• **Task details**
Retype the lines beneath this one, from the first through the line containing "import pandas as pd". Pictures are left out.

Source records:
# # # # # # #
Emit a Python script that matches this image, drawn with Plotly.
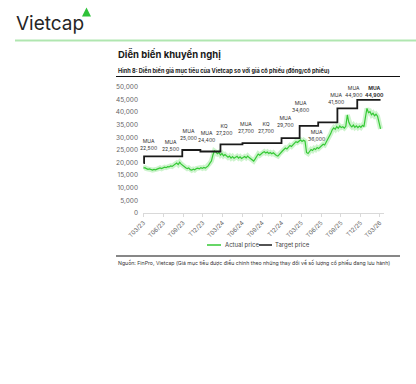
import plotly.graph_objects as go
import pandas as pd

# ---------------- data ----------------
actual_start = "2023-03-01"
actual_price_k = [
    17.8, 18.0, 17.6, 17.3, 17.5, 17.2, 17.0, 17.3, 17.1,
    17.4, 17.6, 17.9, 17.6, 18.0, 18.2, 18.0, 18.4,
    18.3, 18.7, 18.5, 19.0, 19.3, 19.8, 19.2, 20.1, 19.4, 18.8,
    18.6, 18.0, 17.6, 17.9, 17.2, 17.0, 17.4, 17.1,
    17.6, 17.8, 17.5, 18.0, 17.7, 18.1, 17.8, 18.3, 18.8,
    19.8, 20.6, 23.0, 24.6,
    24.2, 23.5, 24.0, 23.0, 23.6, 22.7, 23.2, 22.5,
    22.1, 22.6, 21.8, 22.4, 21.7, 22.1, 22.5, 21.8, 22.3, 21.6, 22.0,
    22.4, 21.9, 22.6, 22.0, 21.4, 21.0, 20.6,
    21.5, 22.8, 23.4, 22.9, 23.6, 24.0, 24.3,
    23.8, 24.2, 23.6, 24.0, 23.5, 23.9, 23.2, 22.8, 22.6, 23.4,
    24.2, 24.6, 25.2, 25.8, 25.4, 26.2, 26.8, 26.4, 27.2,
    27.6, 28.3, 28.0, 28.6, 29.0, 28.4, 28.9, 28.5,
    24.0, 23.6,
    24.5, 25.2, 24.8, 25.6, 25.2, 26.0, 25.6, 26.3, 26.8, 27.3, 27.0,
    28.0, 29.0, 30.2, 31.5, 33.0,
    33.8, 33.2, 34.3, 33.6, 34.5, 33.9, 34.2, 33.7, 34.4,
    38.9, 36.0,
    34.8, 34.2, 34.9, 34.0, 34.6, 33.9, 34.5, 34.0, 34.8, 34.3,
    38.0, 41.5, 39.8,
    40.2, 39.0, 39.6, 38.6, 39.2, 38.4,
    35.5, 33.4,
]
actual_price = [v * 1000 for v in actual_price_k]
actual_dates = pd.date_range(actual_start, periods=len(actual_price), freq="7D")

target_dates = ["2023-03-01", "2023-03-04", "2023-08-28", "2023-11-20", "2024-02-21",
                "2024-06-02", "2024-11-30", "2025-02-22", "2025-05-19", "2025-08-16",
                "2025-11-16", "2026-03-04"]
target_price = [19800, 22500, 25000, 24400, 27200, 27700, 29700, 34600, 36000,
                41500, 44900, 44900]

rec_dates = ["2023-03-24", "2023-07-04", "2023-09-26", "2023-12-20", "2024-03-10",
             "2024-06-20", "2024-09-21", "2024-12-18", "2025-02-27", "2025-05-13",
             "2025-08-10", "2025-10-28", "2026-02-03"]
rec_types = ["MUA", "MUA", "MUA", "MUA", "KQ", "MUA", "KQ", "MUA", "MUA", "MUA",
             "MUA", "MUA", "MUA"]
rec_prices = [22500, 22500, 25000, 24400, 27200, 27700, 27700, 29700, 34600, 36000,
              41500, 44900, 44900]

y_ticks = list(range(0, 50001, 5000))

# ---------------- styling ----------------
FONT = "Inter"
GREEN = "#35c935"
label_shift = [12, 11, 16, 15.5, 15, 15.7, 15.7, 16.5, 19, -13, 9.6, 8, 8]

W, H = 416, 384
L, R, T, B = 143, 32, 87, 171
pw, ph = W - L - R, H - T - B


def px(x):
    return (x - L) / pw


def py(y):
    return (H - B - y) / ph


fig = go.Figure()
fig.add_trace(go.Scatter(x=actual_dates, y=actual_price, mode="lines",
                         line=dict(color="rgba(90,220,90,0.3)", width=5),
                         hoverinfo="skip", showlegend=False))
fig.add_trace(go.Scatter(x=actual_dates, y=actual_price, mode="lines",
                         name="Actual price",
                         line=dict(color=GREEN, width=1.2), showlegend=False))
fig.add_trace(go.Scatter(x=target_dates, y=target_price, mode="lines",
                         name="Target price",
                         line=dict(color="#1a1a1a", width=1.8, shape="hv"),
                         showlegend=False))

annotations = []
for i, (d, t, p) in enumerate(zip(rec_dates, rec_types, rec_prices)):
    txt = f"{t}<br>{p:,}"
    if i == len(rec_dates) - 1:
        txt = f"<b>{t}<br>{p:,}</b>"
    annotations.append(dict(x=d, y=p, xref="x", yref="y", text=txt, showarrow=False,
                            yshift=label_shift[i], xanchor="center", yanchor="middle",
                            font=dict(family=FONT, size=5.1, color="#333333"),
                            align="center"))

# header texts
annotations += [
    dict(x=px(14), y=py(23.5), xref="paper", yref="paper", text="Vietcap", showarrow=False,
         xanchor="left", yanchor="middle", font=dict(family=FONT, size=19, color="#262626")),
    dict(x=px(116), y=py(54.5), xref="paper", yref="paper", text="<b>Diễn biến khuyến nghị</b>",
         showarrow=False, xanchor="left", yanchor="middle",
         font=dict(family=FONT, size=9.5, color="#1a1a1a")),
    dict(x=px(116), y=py(70.5), xref="paper", yref="paper",
         text="<b>Hình 8: Diễn biến giá mục tiêu của Vietcap so với giá cổ phiếu (đồng/cổ phiếu)</b>",
         showarrow=False, xanchor="left", yanchor="middle",
         font=dict(family=FONT, size=5.6, color="#1a1a1a")),
    dict(x=px(116), y=py(263), xref="paper", yref="paper",
         text="Nguồn: FinPro, Vietcap (Giá mục tiêu được điều chỉnh theo những thay đổi về số lượng cổ phiếu đang lưu hành)",
         showarrow=False, xanchor="left", yanchor="middle",
         font=dict(family=FONT, size=5.2, color="#333333")),
    # legend
    dict(x=px(223), y=py(245), xref="paper", yref="paper", text="Actual price",
         showarrow=False, xanchor="left", yanchor="middle",
         font=dict(family=FONT, size=6, color="#444444")),
    dict(x=px(273), y=py(245), xref="paper", yref="paper", text="Target price",
         showarrow=False, xanchor="left", yanchor="middle",
         font=dict(family=FONT, size=6, color="#444444")),
]

shapes = [
    # header green rule
    dict(type="line", xref="paper", yref="paper", x0=px(15), x1=px(416), y0=py(40.5), y1=py(40.5),
         line=dict(color="rgba(80,200,80,0.45)", width=2)),
    # logo triangle
    dict(type="path", xref="paper", yref="paper",
         path=f"M {px(82)} {py(16.5)} L {px(91)} {py(16.5)} L {px(86.5)} {py(7.5)} Z",
         fillcolor="#2fc23a", line=dict(width=0)),
    # rule under figure caption
    dict(type="line", xref="paper", yref="paper", x0=px(116), x1=px(400), y0=py(76.5), y1=py(76.5),
         line=dict(color="#111111", width=1.2)),
    # rule above source
    dict(type="line", xref="paper", yref="paper", x0=px(116), x1=px(400), y0=py(256), y1=py(256),
         line=dict(color="#111111", width=1.2)),
    # legend samples
    dict(type="line", xref="paper", yref="paper", x0=px(207), x1=px(221), y0=py(245), y1=py(245),
         line=dict(color=GREEN, width=1.5)),
    dict(type="line", xref="paper", yref="paper", x0=px(259), x1=px(272), y0=py(245), y1=py(245),
         line=dict(color="#1a1a1a", width=1.5)),
]

fig.update_layout(
    width=W, height=H, autosize=False,
    margin=dict(l=L, r=R, t=T, b=B, pad=0),
    paper_bgcolor="white", plot_bgcolor="white",
    font=dict(family=FONT, size=6, color="#555555"),
    showlegend=False,
    annotations=annotations, shapes=shapes,
    xaxis=dict(type="date", range=["2023-02-27", "2026-03-20"],
               tick0="2023-03-01", dtick="M3", tickformat="T%m/%y",
               tickangle=-45, tickfont=dict(size=6, color="#666666"),
               showgrid=False, zeroline=False,
               showline=True, linecolor="#d9d9d9", linewidth=1,
               ticks="outside", ticklen=3, tickcolor="#d9d9d9"),
    yaxis=dict(range=[0, 50000], tickvals=y_ticks, tickformat=",d",
               tickfont=dict(size=6.5, color="#666666"),
               showgrid=False, zeroline=False, showline=False, ticks="",
               ticklabelstandoff=4),
)

fig.write_html("out.html", config={"displayModeBar": False},
               post_script="document.body.style.margin='0px';")
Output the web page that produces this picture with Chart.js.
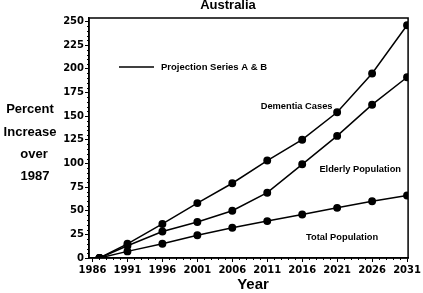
<!DOCTYPE html>
<html>
<head>
<meta charset="utf-8">
<script src="https://cdn.jsdelivr.net/npm/chart.js@4"></script>
<style>
  html, body { margin: 0; padding: 0; background: #fff; }
  #wrap { width: 423px; height: 293px; }
</style>
</head>
<body>
<div id="wrap"><canvas id="chart" width="423" height="293"></canvas></div>
<script>
// data
const years = [1987, 1991, 1996, 2001, 2006, 2011, 2016, 2021, 2026, 2031];
const dementia = [0, 15, 36, 58, 79, 103, 125, 154, 195, 246];
const elderly = [0, 13, 28, 38, 50, 69, 99, 129, 162, 191];
const total = [0, 7, 15, 24, 32, 39, 46, 53, 60, 66];
const xTicks = [1986, 1991, 1996, 2001, 2006, 2011, 2016, 2021, 2026, 2031];
const yTicks = [0, 25, 50, 75, 100, 125, 150, 175, 200, 225, 250];

// series labels, placed in data units
const seriesLabels = [
  { text: "Dementia Cases", x: 2015.2, y: 160 },
  { text: "Elderly Population", x: 2024.3, y: 94 },
  { text: "Total Population", x: 2021.7, y: 21.5 }
];

function pts(vals) {
  return years.map((yr, i) => ({ x: yr, y: vals[i] }));
}

function series(vals) {
  return {
    data: pts(vals),
    borderColor: "#000",
    backgroundColor: "#000",
    borderWidth: 1.5,
    pointRadius: 3.2,
    pointHoverRadius: 3.2,
    pointBackgroundColor: "#000",
    tension: 0
  };
}

const annot = {
  id: "annot",
  afterDraw(chart) {
    const ctx = chart.ctx;
    const a = chart.chartArea;
    const x = chart.scales.x;
    const y = chart.scales.y;
    ctx.save();
    ctx.strokeStyle = "#000";
    ctx.lineWidth = 1.5;
    ctx.strokeRect(a.left, a.top, a.right - a.left, a.bottom - a.top);

    // minor ticks
    ctx.lineWidth = 1;
    ctx.beginPath();
    for (let v = 5; v <= 250; v += 5) {
      if (v % 25 === 0) continue;
      const py = Math.round(y.getPixelForValue(v)) + 0.5;
      ctx.moveTo(a.left - 2, py);
      ctx.lineTo(a.left, py);
    }
    for (let yr = 1986; yr <= 2031; yr++) {
      if ((yr - 1986) % 5 === 0) continue;
      const px = Math.round(x.getPixelForValue(yr)) + 0.5;
      ctx.moveTo(px, a.bottom);
      ctx.lineTo(px, a.bottom + 2);
    }
    ctx.stroke();

    ctx.fillStyle = "#000";
    ctx.textAlign = "center";
    ctx.textBaseline = "middle";

    // series labels
    ctx.font = "bold 9.3px 'Liberation Sans'";
    seriesLabels.forEach(l => {
      ctx.fillText(l.text, x.getPixelForValue(l.x), y.getPixelForValue(l.y));
    });

    // legend
    ctx.lineWidth = 1.5;
    ctx.beginPath();
    ctx.moveTo(119, 67);
    ctx.lineTo(154, 67);
    ctx.stroke();
    ctx.textAlign = "left";
    ctx.font = "bold 9.5px 'Liberation Sans'";
    ctx.fillText("Projection Series A & B", 161, 67);

    // title (cut off at the top in the original)
    ctx.textAlign = "center";
    ctx.textBaseline = "alphabetic";
    ctx.font = "bold 13px 'Liberation Sans'";
    ctx.fillText("Australia", 228, 9);

    // y axis title
    ctx.textBaseline = "middle";
    ctx.font = "bold 13px 'Liberation Sans'";
    ctx.fillText("Percent", 30, 109);
    ctx.fillText("Increase", 30, 132);
    ctx.fillText("over", 34, 154);
    ctx.fillText("1987", 35, 176);

    // x axis title
    ctx.font = "bold 15px 'Liberation Sans'";
    ctx.fillText("Year", 253, 285);
    ctx.restore();
  }
};

new Chart(document.getElementById("chart"), {
  type: "line",
  data: {
    datasets: [series(dementia), series(elderly), series(total)]
  },
  options: {
    responsive: false,
    animation: false,
    layout: { padding: { left: 0, top: 18, right: 12, bottom: 0 } },
    plugins: {
      legend: { display: false },
      tooltip: { enabled: false },
      title: { display: false }
    },
    scales: {
      x: {
        type: "linear",
        min: 1985.5,
        max: 2031.15,
        afterBuildTicks: axis => { axis.ticks = xTicks.map(v => ({ value: v })); },
        afterFit: axis => { axis.height = 35; },
        grid: { drawOnChartArea: false, drawTicks: true, tickLength: 4, color: "#000", lineWidth: 1 },
        border: { display: true, color: "#000", width: 1.5 },
        ticks: {
          color: "#000",
          padding: 2,
          maxRotation: 0,
          autoSkip: false,
          font: { family: "DejaVu Sans", weight: "bold", size: 10 },
          callback: v => String(v)
        }
      },
      y: {
        min: 0,
        max: 253.6,
        afterBuildTicks: axis => { axis.ticks = yTicks.map(v => ({ value: v })); },
        afterFit: axis => { axis.width = 89; },
        grid: { drawOnChartArea: false, drawTicks: true, tickLength: 4, color: "#000", lineWidth: 1 },
        border: { display: true, color: "#000", width: 1.5 },
        ticks: {
          color: "#000",
          padding: 1,
          font: { family: "DejaVu Sans", weight: "bold", size: 10 },
          callback: v => String(v)
        }
      }
    }
  },
  plugins: [annot]
});
</script>
</body>
</html>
# # # # # # #
• **Final result**
Emit a Python script that matches this image, drawn with Plotly.
import plotly.graph_objects as go
import pandas as pd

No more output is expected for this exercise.